Step Three: Patterns Over Time Evolve the DI Architecture
The DI architecture will evolve over time with the BI program, and the DI framework may be extended but not necessarily changed, as it’s the result of decisions made as you move from logical to implemented physical DI models. A key process that is the responsibility of lead architects or developer is to observe how the overall data warehouse architecture is evolving and to recognize patterns of repeatability and unique extensions for reusability.
Observing patterns across DI projects will help determine if you should convert to a meta-driven engine to increase code quality through high reusability. Integration patterns can be found in all data warehouse architectures over time. Data architectures become the source and target for integration building blocks that repeat between layers, such as staging, operational data store, enterprise normalized or dimensional warehouse, and information delivery or analytic data marts and sandboxes. Some companies refer to refactoring their integration architecture as the blueprint for agile data integration.
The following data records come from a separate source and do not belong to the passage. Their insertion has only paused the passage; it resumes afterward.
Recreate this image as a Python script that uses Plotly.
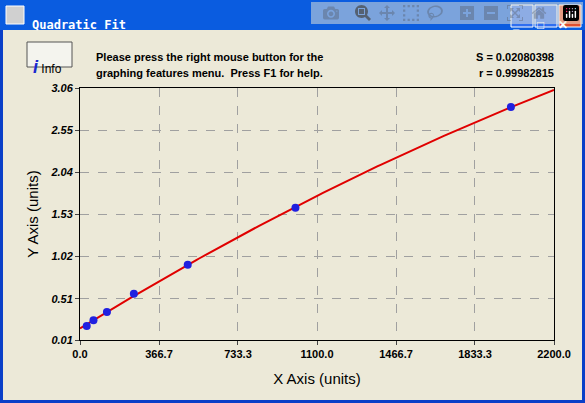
import numpy as np
import plotly.graph_objects as go

# data
x_data = [31.25, 62.5, 125, 250, 500, 1000, 2000]
y_data = [0.18, 0.25, 0.35, 0.57, 0.92, 1.61, 2.83]
x_ticks = [0.0, 366.7, 733.3, 1100.0, 1466.7, 1833.3, 2200.0]
y_ticks = [0.01, 0.51, 1.02, 1.53, 2.04, 2.55, 3.06]

W, H = 585, 403
L, R, T, B = 80, 554, 88, 340


def px(x):
    return (x - L) / (R - L)


def py(y):
    return (B - y) / (B - T)


coef = np.polyfit(x_data, y_data, 2)
x_fit = np.linspace(0, 2200, 200)
y_fit = np.polyval(coef, x_fit)

fig = go.Figure()
fig.add_trace(go.Scatter(x=x_fit, y=y_fit, mode='lines',
                         line=dict(color='#e00000', width=2), hoverinfo='skip'))
fig.add_trace(go.Scatter(x=x_data, y=y_data, mode='markers',
                         marker=dict(color='#2020e0', size=8)))

shapes = []


def rect(x0, y0, x1, y1, fill, line=None, lw=0):
    shapes.append(dict(type='rect', xref='paper', yref='paper', layer='below',
                       x0=px(x0), x1=px(x1), y0=py(y1), y1=py(y0),
                       fillcolor=fill, line=dict(color=line or fill, width=lw)))


rect(0, 0, W, H, '#0a3fc8')
rect(3, 30, W - 3, H - 3, '#ece9d8')
rect(0, 0, W, 30, '#0a5ce0')
rect(6, 6, 24, 24, '#d0d0d0', '#ffffff', 1)
for bx, col in [(511, '#2f6ef0'), (535, '#2f6ef0'), (559, '#e05030')]:
    rect(bx, 5, bx + 22, 27, col, '#ffffff', 1)
rect(27, 42, 72, 67, '#f4f4ee', '#555555', 1)

ann = [
    dict(x=px(30), y=py(16), text='<b>Quadratic Fit</b>', xanchor='left',
         font=dict(family='DejaVu Sans Mono', size=12, color='white')),
    dict(x=px(522), y=py(16), text='<b>_</b>', font=dict(size=11, color='white')),
    dict(x=px(546), y=py(16), text='<b>□</b>', font=dict(size=12, color='white')),
    dict(x=px(570), y=py(16), text='<b>✕</b>', font=dict(size=12, color='white')),
    dict(x=px(31), y=py(55), text='<b><i><span style="color:#1a2ad0;font-size:18px">i</span></i></b> Info',
         xanchor='left', font=dict(family='Liberation Sans', size=12, color='black')),
    dict(x=px(94), y=py(49), text='<b>Please press the right mouse button for the</b>',
         xanchor='left', font=dict(family='Liberation Sans', size=11, color='black')),
    dict(x=px(94), y=py(65), text='<b>graphing features menu.  Press F1 for help.</b>',
         xanchor='left', font=dict(family='Liberation Sans', size=11, color='black')),
    dict(x=px(556), y=py(49), text='<b>S = 0.02080398</b>', xanchor='right',
         font=dict(family='Liberation Sans', size=11, color='black')),
    dict(x=px(556), y=py(65), text='<b>r = 0.99982815</b>', xanchor='right',
         font=dict(family='Liberation Sans', size=11, color='black')),
]
for a in ann:
    a.update(xref='paper', yref='paper', showarrow=False)

fig.update_layout(
    width=W, height=H, margin=dict(l=L, r=W - R, t=T, b=H - B),
    paper_bgcolor='#ece9d8', plot_bgcolor='white', showlegend=False,
    shapes=shapes, annotations=ann,
    font=dict(family='Liberation Sans', color='black'),
    xaxis=dict(range=[0, 2200], tickvals=x_ticks, ticktext=['<b>%.1f</b>' % v for v in x_ticks],
               showgrid=True, gridcolor='#a0a0a0', griddash='dash', zeroline=False,
               showline=True, linecolor='black', mirror=True, ticks='outside', ticklen=4,
               tickfont=dict(size=11),
               title=dict(text='X Axis (units)', font=dict(size=15), standoff=14)),
    yaxis=dict(range=[0.01, 3.06], tickvals=y_ticks, ticktext=['<b><i>%.2f</i></b>' % v for v in y_ticks],
               showgrid=True, gridcolor='#a0a0a0', griddash='dash', zeroline=False,
               showline=True, linecolor='black', mirror=True, ticks='outside', ticklen=4,
               tickfont=dict(size=11),
               title=dict(text='Y Axis (units)', font=dict(size=15), standoff=8)),
)

fig.write_html("out.html", post_script="document.body.style.margin='0px';")
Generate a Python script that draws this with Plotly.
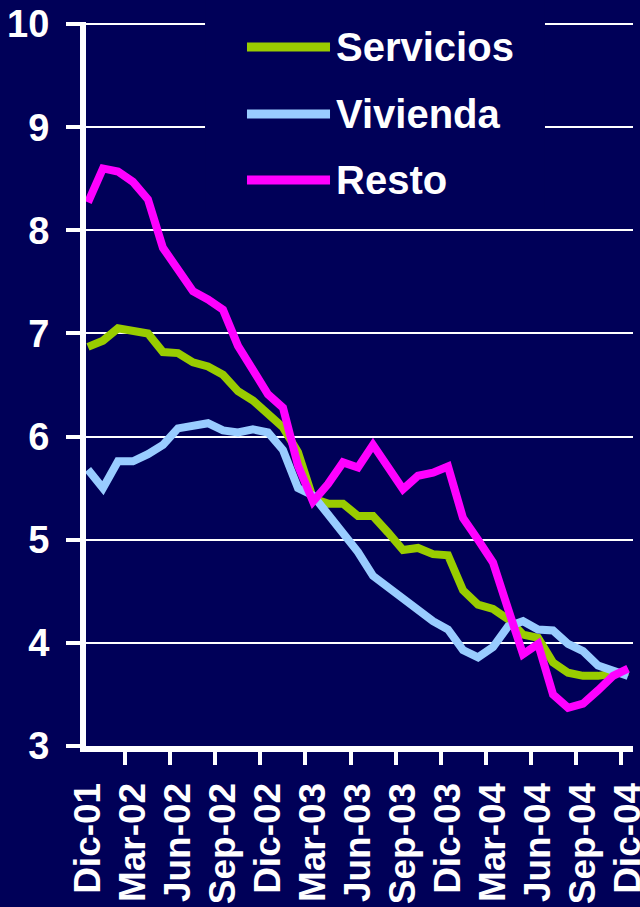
import plotly.graph_objects as go

# meses Dic-01 .. Dic-04
meses = ["Dic-01", "Ene-02", "Feb-02", "Mar-02", "Abr-02", "May-02", "Jun-02", "Jul-02", "Ago-02",
         "Sep-02", "Oct-02", "Nov-02", "Dic-02", "Ene-03", "Feb-03", "Mar-03", "Abr-03", "May-03",
         "Jun-03", "Jul-03", "Ago-03", "Sep-03", "Oct-03", "Nov-03", "Dic-03", "Ene-04", "Feb-04",
         "Mar-04", "Abr-04", "May-04", "Jun-04", "Jul-04", "Ago-04", "Sep-04", "Oct-04", "Nov-04",
         "Dic-04"]

servicios = [6.87, 6.93, 7.05, 7.03, 7.00, 6.82, 6.81, 6.72, 6.68, 6.60, 6.44, 6.35, 6.21,
             6.09, 5.85, 5.40, 5.35, 5.35, 5.23, 5.23, 5.07, 4.90, 4.92, 4.86, 4.85, 4.51,
             4.37, 4.33, 4.23, 4.08, 4.05, 3.81, 3.71, 3.68, 3.68, 3.70, 3.72]
vivienda = [5.68, 5.50, 5.76, 5.76, 5.83, 5.92, 6.08, 6.11, 6.13, 6.06, 6.04, 6.07, 6.04,
            5.87, 5.50, 5.43, 5.25, 5.05, 4.88, 4.65, 4.54, 4.42, 4.33, 4.21, 4.13, 3.93,
            3.86, 3.96, 4.16, 4.21, 4.13, 4.12, 3.99, 3.92, 3.78, 3.73, 3.68]
resto = [8.27, 8.60, 8.57, 8.47, 8.30, 7.83, 7.62, 7.41, 7.33, 7.23, 6.88, 6.65, 6.41,
         6.28, 5.72, 5.37, 5.54, 5.75, 5.70, 5.92, 5.71, 5.49, 5.62, 5.65, 5.71, 5.21,
         5.00, 4.78, 4.33, 3.89, 3.99, 3.50, 3.37, 3.41, 3.54, 3.68, 3.75]

series = [("Servicios", servicios, "#99CC00"),
          ("Vivienda", vivienda, "#99CCFF"),
          ("Resto", resto, "#FF00FF")]

fondo = "#000058"
fuente = "Liberation Sans, Arial, sans-serif"

fig = go.Figure()
for nombre, valores, color in series:
    fig.add_trace(go.Scatter(x=meses, y=valores, name=nombre, mode="lines",
                             line=dict(color=color, width=8)))

# leyenda dibujada a mano (muestras largas como en el original); el fondo tapa la rejilla
fig.add_shape(type="rect", xref="paper", yref="paper", x0=0.2176, x1=0.8391, y0=0.74, y1=1.05,
              fillcolor=fondo, line_width=0, layer="above")
ley_y = [0.9655, 0.8729, 0.7818]
for (nombre, valores, color), yy in zip(series, ley_y):
    fig.add_shape(type="line", xref="paper", yref="paper", x0=0.2943, x1=0.4461, y0=yy, y1=yy,
                  line=dict(color=color, width=9), layer="above")
    fig.add_annotation(xref="paper", yref="paper", x=0.4534, y=yy, text=nombre, showarrow=False,
                       xanchor="left", yanchor="middle",
                       font=dict(family=fuente, size=40, color="white", weight="bold"))

fig.update_xaxes(type="category", range=[-0.13, 36.33], tickmode="linear", tick0=0, dtick=3,
                 tickson="boundaries", ticks="outside", ticklen=13, tickwidth=4, tickcolor="white",
                 tickangle=-90, ticklabelstandoff=16, showgrid=False, automargin=False,
                 showline=True, linecolor="white", linewidth=6,
                 tickfont=dict(family=fuente, size=37, color="white", weight="bold"))
fig.update_yaxes(range=[3, 10.02], dtick=1, ticks="outside", ticklen=14, tickwidth=4, tickcolor="white",
                 showgrid=True, gridcolor="white", gridwidth=2, zeroline=False, automargin=False,
                 showline=True, linecolor="white", linewidth=6, ticklabelstandoff=9,
                 tickfont=dict(family=fuente, size=38, color="white", weight="bold"))

fig.update_layout(width=640, height=907, paper_bgcolor=fondo, plot_bgcolor=fondo,
                  margin=dict(l=86, r=7, t=22, b=161), showlegend=False)

# sin el margen blanco del body ni la barra de herramientas
fig.write_html("out.html", config={"displayModeBar": False},
               post_script="document.body.style.margin='0';")
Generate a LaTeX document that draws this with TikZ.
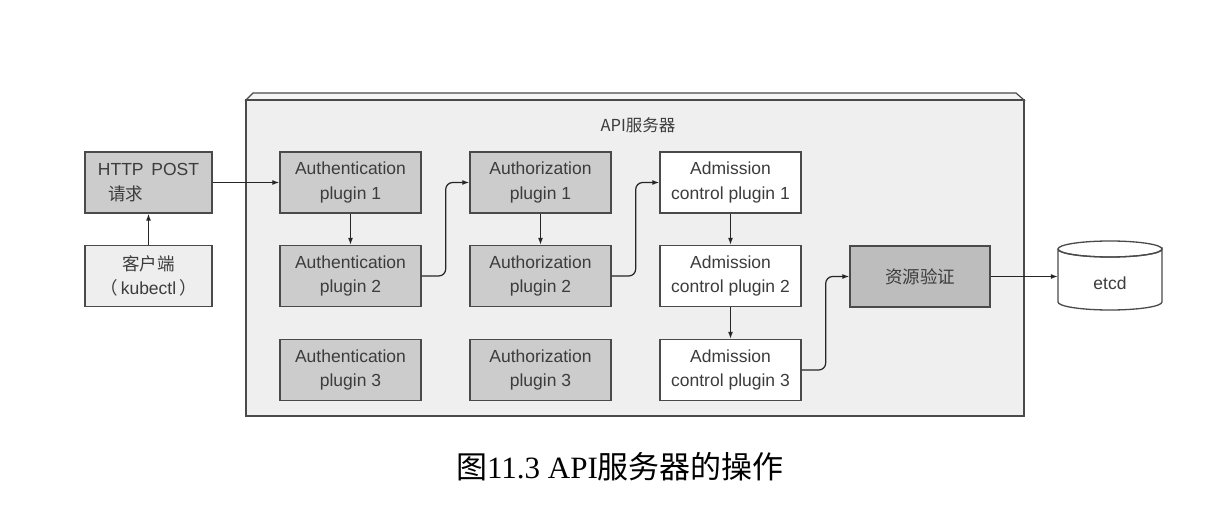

Thought leadership and white papers set the groundwork for creating databases and modeling tools. DI solution vendors, however, focused on building tools to move developers from hand-coding routines into environments with efficient visual user interfaces and a palette of pre-built components environments. Mastering the ability to create a strategic data integration framework and evolve it over time is a significant accomplishment. Implementing the framework and methodology in BI projects many times leads to a proficiency that cannot be learned any other way, as it requires a thorough understanding of business BI capabilities, requirements, and data architectures.
Data integration competency centers or centers of excellence (COE) are a great concept, but the reality is that most of us haven’t yet realized a formal DI COE. Keep in mind that the data integration framework and methodology is just as applicable in small to large enterprises or agile BI teams.